Grant and his clan had no trouble overseeing the estates and would continue to do so, just the way they had been. Some slip of an American girl had inherited the castle and properties, and she would arrive to tell him how to run things. For a year and a day as part of the legal terms of her inheritance. Just like her father before her.
Two years earlier, they’d had to deal with her resentful father, which had been a trial in and of itself. Theodore had dictated new terms, ordering Grant and his people to change a lot of their procedures. Implementing the changes had caused a lot of strife, so Grant and his clan had gone back to the old ways of doing things once the tyrant left. Grant hoped the daughter would not be as difficult to deal with.
One hand resting on the hilt of his sword, Enrick, the middle triplet, shook his head, his tawny blond hair tousled by the wind as he stared down at the gathered men. “Seems you’re going to a lot of trouble to make the lass think we’re warlike barbarians in an attempt to scare her away. Or make her think she has no say in what we do.”
“I’m hoping this will be enough,” Grant said, giving Lachlan a scowl as his youngest brother—by fifteen minutes—grinned, his dark brown hair curlier than Grant’s and Enrick’s, his eyes the darkest brown of the three. He was also the most lighthearted, not as serious as the rest of them. Except in battle.

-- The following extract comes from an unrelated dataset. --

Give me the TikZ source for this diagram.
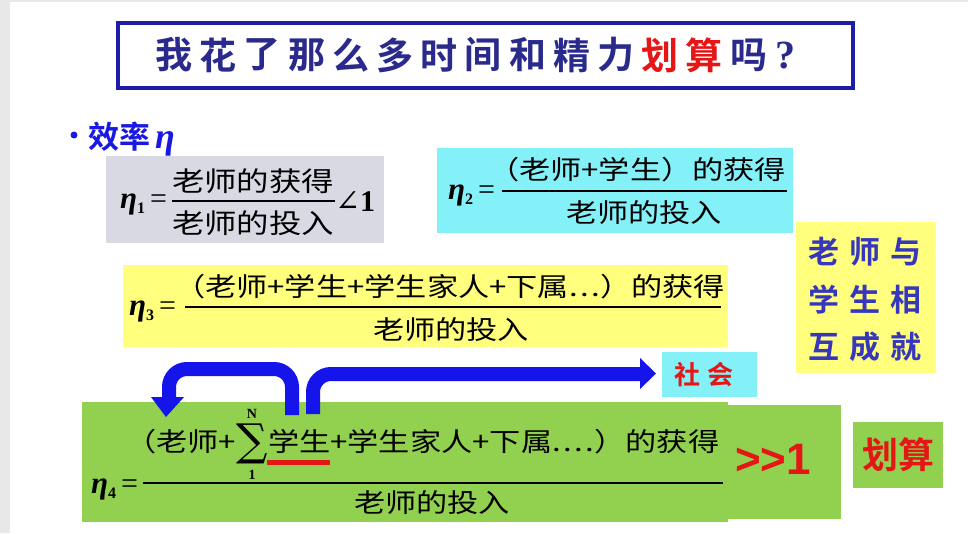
\documentclass[tikz,border=0pt]{standalone}
\usepackage{fontspec}
\setmainfont{Liberation Serif}
\newfontfamily\cjk{Noto Sans CJK SC}[FakeStretch=1.2]
\newfontfamily\cjkb{Noto Sans CJK SC Bold}
\newfontfamily\dejs{DejaVu Serif}
\newfontfamily\sansb{Liberation Sans Bold}
\definecolor{titleblue}{RGB}{42,42,140}
\definecolor{frameblue}{RGB}{30,30,165}
\definecolor{bulletblue}{RGB}{25,25,225}
\definecolor{violetblue}{RGB}{55,55,190}
\definecolor{redx}{RGB}{228,22,22}
\definecolor{grayfill}{RGB}{217,217,227}
\definecolor{cyanfill}{RGB}{132,240,248}
\definecolor{yellowfill}{RGB}{255,255,125}
\definecolor{greenfill}{RGB}{146,208,80}
\definecolor{arrowblue}{RGB}{20,20,235}
\definecolor{edgegray}{RGB}{232,232,232}
\newcommand\etalab[1]{{\fontsize{31}{31}\selectfont\bfseries\itshape η}\raisebox{-5pt}{\fontsize{16}{16}\selectfont\bfseries #1}\hspace{5pt}{\fontsize{30}{30}\selectfont =}}
\newcommand\sdots{.\hspace{2.5pt}.\hspace{2.5pt}.}
\tikzset{
  box/.style={inner sep=0pt, outer sep=0pt},
  txt/.style={inner sep=0pt, outer sep=0pt},
  titlech/.style={txt, font=\cjkb\fontsize{37}{37}\selectfont, text=titleblue},
  frac/.style={txt, font=\cjk\fontsize{26}{26}\selectfont},
  fracbig/.style={txt, font=\cjk\fontsize{27}{27}\selectfont},
  bar/.style={line width=1.8pt, black},
  lim/.style={txt, font=\bfseries\fontsize{14}{14}\selectfont},
  bigshaft/.style={draw=arrowblue, line width=14pt, rounded corners=18pt},
  bighead/.style={fill=arrowblue},
}
\begin{document}
\begin{tikzpicture}[x=1pt,y=-1pt]
\useasboundingbox (0,0) rectangle (968,533);
\fill[white] (0,0) rectangle (968,533);
\fill[edgegray] (0,0) rectangle (10,533);
\fill[edgegray] (0,0) rectangle (968,2);

% title
\node[box, draw=frameblue, line width=3.5pt, minimum width=735pt, minimum height=65pt] (titlebox) at (485.5,55.5) {};
\foreach \c [count=\i from 0] in {我,花,了,那,么,多,时,间,和,精,力}
  \node[titlech] (t\i) at (174+44.2*\i,55) {\c};
\node[titlech, text=redx] (t11) at (174+44.2*11,55) {划};
\node[titlech, text=redx] (t12) at (174+44.2*12,55) {算};
\node[titlech] (t13) at (174+44.2*13,55) {吗};
\node[titlech, font=\bfseries\fontsize{40}{40}\selectfont] (t14) at (785,56) {?};

% bullet
\node[circle, fill=bulletblue, inner sep=0pt, minimum size=7pt] (bul) at (74,135) {};
\node[txt, anchor=west, text=bulletblue, font=\cjkb\fontsize{31}{31}\selectfont] (eff) at (88,139)
  {效率\hspace{5pt}{\rmfamily\bfseries\itshape\fontsize{36}{36}\selectfont η}};

% background boxes
\node[box, fill=grayfill, minimum width=278pt, minimum height=87pt] (g1) at (245,199.5) {};
\node[box, fill=cyanfill, minimum width=356pt, minimum height=85pt] (c2) at (615,190.5) {};
\node[box, fill=yellowfill, minimum width=140pt, minimum height=151pt] (yr) at (866,297.5) {};
\node[box, fill=yellowfill, minimum width=605pt, minimum height=82pt] (y3) at (425.5,306) {};
\node[box, fill=cyanfill, minimum width=95pt, minimum height=45pt] (soc) at (709.5,374.5) {};
\node[box, fill=greenfill, minimum width=646pt, minimum height=120pt] (g4) at (405,462) {};
\node[box, fill=greenfill, minimum width=113pt, minimum height=114pt] (g4b) at (784.5,462) {};
\node[box, fill=greenfill, minimum width=90pt, minimum height=66pt] (hs) at (898,455) {};

% eta 1
\node[txt, anchor=east] (e1) at (167,204) {\etalab{1}};
\node[fracbig] (n1) at (253,181) {老师的获得};
\node[fracbig] (d1) at (253,223) {老师的投入};
\draw[bar] (172,201) -- (335,201);
\node[txt, anchor=west, font=\fontsize{30}{30}\selectfont] (lt1) at (335,202) {{\dejs ∠}\textbf{1}};

% eta 2
\node[txt, anchor=east] (e2) at (495,196) {\etalab{2}};
\node[frac, anchor=west] (n2) at (502,170) {\hspace{-14pt}（老师+学生）的获得};
\node[frac] (d2) at (644,213) {老师的投入};
\draw[bar] (502,191) -- (787,191);

% eta 3
\node[txt, anchor=east] (e3) at (176,311) {\etalab{3}};
\node[frac, anchor=west] (n3) at (188,287) {\hspace{-14pt}（老师+学生+学生家人+下属\sdots）的获得};
\node[frac] (d3) at (451,330) {老师的投入};
\draw[bar] (185,307) -- (721,307);

% eta 4
\node[txt, anchor=east] (e4) at (138,489) {\etalab{4}};
\node[frac, anchor=east] (n4a) at (236,442) {（老师+};
\node[txt, font=\dejs\fontsize{44}{44}\selectfont] (sig) at (252,444) {∑};
\node[lim] (limN) at (252,414) {N};
\node[lim] (lim1) at (252,475) {1};
\node[frac, anchor=west] (n4b) at (268,442) {学生+学生家人+下属\sdots\hspace{2.5pt}.）的获得};
\fill[redx] (267,460) rectangle (330,465);
\node[frac] (d4) at (432,503) {老师的投入};
\draw[bar] (143,483) -- (723,483);

% >>1 and labels
\node[txt, text=redx, font=\sansb\fontsize{44}{44}\selectfont] (gg) at (773,459) {>>1};
\node[txt, text=redx, font=\cjkb\fontsize{36}{36}\selectfont] (hst) at (hs) {划算};
\node[txt, text=redx, font=\cjkb\fontsize{26}{26}\selectfont] (soct) at (704,375) {社\hspace{8pt}会};
\node[txt, text=violetblue, font=\cjkb\fontsize{31}{31}\selectfont] (r1) at (865,252) {老\hspace{10pt}师\hspace{10pt}与};
\node[txt, text=violetblue, font=\cjkb\fontsize{31}{31}\selectfont] (r2) at (865,300) {学\hspace{10pt}生\hspace{10pt}相};
\node[txt, text=violetblue, font=\cjkb\fontsize{31}{31}\selectfont] (r3) at (865,347) {互\hspace{10pt}成\hspace{10pt}就};

% arrows
\coordinate (la0) at (292,415);
\coordinate (la1) at (292,369);
\coordinate (la2) at (169,369);
\coordinate (la3) at (169,398);
\coordinate (latip) at (166,417);
\draw[bigshaft] (la0) -- (la1) -- (la2) -- (la3);
\fill[bighead] (151,397) -- (184,397) -- (latip) -- cycle;

\coordinate (ra0) at (313,414);
\coordinate (ra1) at (313,374);
\coordinate (ra2) at (641,374);
\coordinate (ratip) at (656,373.5);
\draw[bigshaft] (ra0) -- (ra1) -- (ra2);
\fill[bighead] (640,358) -- (640,389) -- (ratip) -- cycle;
\end{tikzpicture}
\end{document}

“So, if Lady Colleen Playfair doesn’t turn around and run out of here shaking to the tips of her toes, what will you do then?” Enrick asked, casting a look in the direction of the long, winding drive that led up to the open gate.
“Have you not heard?” Lachlan raised his brows. “Grant has given her the White Room.”
Enrick looked from the men in the bailey to Grant. “Nay, you did not.”
Grant let out his breath. “You know the trouble the MacNeill brothers faced when American she-wolves invaded their castle, aye?” He looked back at the MacNeill men, waved at Ian, and headed to the tower stairs to join the men below. “Besides,” he said, clomping down the centuries-old stone steps, “she won’t last that long. Once she sees all those sharp swords and dirks, and all that fighting and mayhem, she’ll turn around and leave, realizing she really didn’t want to stay here after all. I’ve made reservations for her at a nice bed and breakfast two hours from here.”
“Surely not for a year.” Enrick snorted.